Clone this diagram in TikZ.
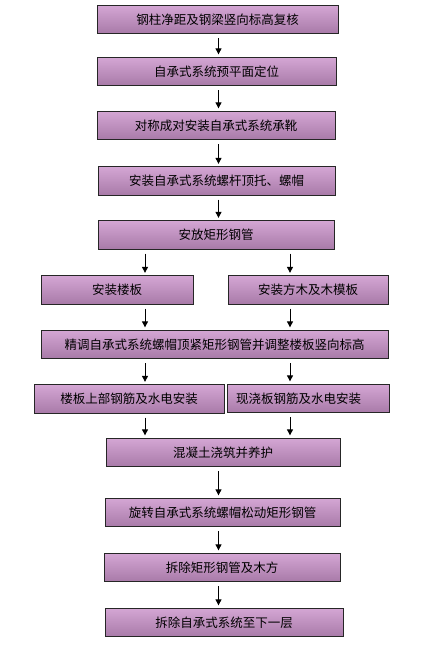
\documentclass[tikz,border=0pt]{standalone}
\usepackage{fontspec}
\setmainfont{Noto Sans CJK SC}
\usetikzlibrary{arrows.meta}
\definecolor{boxtop}{RGB}{212,166,212}
\definecolor{boxmid}{RGB}{252,214,252}
\definecolor{boxbot}{RGB}{168,122,168}
\tikzstyle{stepbox} = [
  draw=black!85,
  line width=0.8pt,
  rectangle,
  inner sep=0pt,
  minimum height=28.5pt,
  top color=boxtop,
  middle color=boxmid,
  bottom color=boxbot,
  font=\fontsize{12.5}{14}\selectfont,
]
\tikzstyle{flow} = [
  line width=0.9pt,
  -{Triangle[length=6pt,width=6pt]},
  shorten <=4pt,
  shorten >=2.5pt,
]

\begin{document}
\begin{tikzpicture}[
    x=1pt,
    y=-1pt,
  ]
  \useasboundingbox (0,0) rectangle (435,648);
  \coordinate (colM) at (218.5,0);
  \coordinate (colA) at (145,0);
  \coordinate (colB) at (290,0);
  % main column, top part
  \node[stepbox, minimum width=241pt] (check) at (217.5,19.5) {钢柱净距及钢梁竖向标高复核};
  \node[stepbox, minimum width=239pt] (locate) at (216.5,71.5) {自承式系统预平面定位};
  \node[stepbox, minimum width=238pt] (seat) at (216,125.5) {对称成对安装自承式系统承靴};
  \node[stepbox, minimum width=237pt] (screw) at (216.5,181) {安装自承式系统螺杆顶托、螺帽};
  \node[stepbox, minimum width=236pt] (tube) at (216,235) {安放矩形钢管};
  % two branches
  \node[stepbox, minimum width=152pt] (deck) at (117,290) {安装楼板};
  \node[stepbox, minimum width=160pt] (form) at (308,290) {安装方木及木模板};
  \node[stepbox, minimum width=347pt] (tune) at (214.5,344.5) {精调自承式系统螺帽顶紧矩形钢管并调整楼板竖向标高};
  \node[stepbox, minimum width=190pt] (rebarA) at (129,399) {楼板上部钢筋及水电安装};
  \node[stepbox, minimum width=162pt] (rebarB) at (308,398.5) {\hspace*{-19pt}现浇板钢筋及水电安装};
  % main column, bottom part
  \node[stepbox, minimum width=234pt] (pour) at (223,452.5) {混凝土浇筑并养护};
  \node[stepbox, minimum width=235pt] (loosen) at (222.5,512.5) {旋转自承式系统螺帽松动矩形钢管};
  \node[stepbox, minimum width=236pt] (remove) at (222,567.5) {拆除矩形钢管及木方};
  \node[stepbox, minimum width=238pt] (shift) at (224,622.5) {拆除自承式系统至下一层};

  \draw[flow] (check.south -| colM) -- (locate.north -| colM);
  \draw[flow] (locate.south -| colM) -- (seat.north -| colM);
  \draw[flow] (seat.south -| colM) -- (screw.north -| colM);
  \draw[flow] (screw.south -| colM) -- (tube.north -| colM);
  \draw[flow] (tube.south -| colA) -- (deck.north -| colA);
  \draw[flow] (tube.south -| colB) -- (form.north -| colB);
  \draw[flow] (deck.south -| colA) -- (tune.north -| colA);
  \draw[flow] (form.south -| colB) -- (tune.north -| colB);
  \draw[flow] (tune.south -| colA) -- (rebarA.north -| colA);
  \draw[flow] (tune.south -| colB) -- (rebarB.north -| colB);
  \draw[flow] (rebarA.south -| colA) -- (pour.north -| colA);
  \draw[flow] (rebarB.south -| colB) -- (pour.north -| colB);
  \draw[flow] (pour.south -| colM) -- (loosen.north -| colM);
  \draw[flow] (loosen.south -| colM) -- (remove.north -| colM);
  \draw[flow] (remove.south -| colM) -- (shift.north -| colM);
\end{tikzpicture}
\end{document}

WRITTEN EXERCISE: Do not copy the pictures, but repeat every line exactly.

RESPONSE TO THIS TASK:
Clone this diagram in TikZ.
\documentclass[tikz,border=0pt]{standalone}
\usepackage{fontspec}
\setmainfont{Noto Sans CJK SC}
\usetikzlibrary{arrows.meta}
\definecolor{boxtop}{RGB}{212,166,212}
\definecolor{boxmid}{RGB}{252,214,252}
\definecolor{boxbot}{RGB}{168,122,168}
\tikzstyle{stepbox} = [
  draw=black!85,
  line width=0.8pt,
  rectangle,
  inner sep=0pt,
  minimum height=28.5pt,
  top color=boxtop,
  middle color=boxmid,
  bottom color=boxbot,
  font=\fontsize{12.5}{14}\selectfont,
]
\tikzstyle{flow} = [
  line width=0.9pt,
  -{Triangle[length=6pt,width=6pt]},
  shorten <=4pt,
  shorten >=2.5pt,
]

\begin{document}
\begin{tikzpicture}[
    x=1pt,
    y=-1pt,
  ]
  \useasboundingbox (0,0) rectangle (435,648);
  \coordinate (colM) at (218.5,0);
  \coordinate (colA) at (145,0);
  \coordinate (colB) at (290,0);
  % main column, top part
  \node[stepbox, minimum width=241pt] (check) at (217.5,19.5) {钢柱净距及钢梁竖向标高复核};
  \node[stepbox, minimum width=239pt] (locate) at (216.5,71.5) {自承式系统预平面定位};
  \node[stepbox, minimum width=238pt] (seat) at (216,125.5) {对称成对安装自承式系统承靴};
  \node[stepbox, minimum width=237pt] (screw) at (216.5,181) {安装自承式系统螺杆顶托、螺帽};
  \node[stepbox, minimum width=236pt] (tube) at (216,235) {安放矩形钢管};
  % two branches
  \node[stepbox, minimum width=152pt] (deck) at (117,290) {安装楼板};
  \node[stepbox, minimum width=160pt] (form) at (308,290) {安装方木及木模板};
  \node[stepbox, minimum width=347pt] (tune) at (214.5,344.5) {精调自承式系统螺帽顶紧矩形钢管并调整楼板竖向标高};
  \node[stepbox, minimum width=190pt] (rebarA) at (129,399) {楼板上部钢筋及水电安装};
  \node[stepbox, minimum width=162pt] (rebarB) at (308,398.5) {\hspace*{-19pt}现浇板钢筋及水电安装};
  % main column, bottom part
  \node[stepbox, minimum width=234pt] (pour) at (223,452.5) {混凝土浇筑并养护};
  \node[stepbox, minimum width=235pt] (loosen) at (222.5,512.5) {旋转自承式系统螺帽松动矩形钢管};
  \node[stepbox, minimum width=236pt] (remove) at (222,567.5) {拆除矩形钢管及木方};
  \node[stepbox, minimum width=238pt] (shift) at (224,622.5) {拆除自承式系统至下一层};

  \draw[flow] (check.south -| colM) -- (locate.north -| colM);
  \draw[flow] (locate.south -| colM) -- (seat.north -| colM);
  \draw[flow] (seat.south -| colM) -- (screw.north -| colM);
  \draw[flow] (screw.south -| colM) -- (tube.north -| colM);
  \draw[flow] (tube.south -| colA) -- (deck.north -| colA);
  \draw[flow] (tube.south -| colB) -- (form.north -| colB);
  \draw[flow] (deck.south -| colA) -- (tune.north -| colA);
  \draw[flow] (form.south -| colB) -- (tune.north -| colB);
  \draw[flow] (tune.south -| colA) -- (rebarA.north -| colA);
  \draw[flow] (tune.south -| colB) -- (rebarB.north -| colB);
  \draw[flow] (rebarA.south -| colA) -- (pour.north -| colA);
  \draw[flow] (rebarB.south -| colB) -- (pour.north -| colB);
  \draw[flow] (pour.south -| colM) -- (loosen.north -| colM);
  \draw[flow] (loosen.south -| colM) -- (remove.north -| colM);
  \draw[flow] (remove.south -| colM) -- (shift.north -| colM);
\end{tikzpicture}
\end{document}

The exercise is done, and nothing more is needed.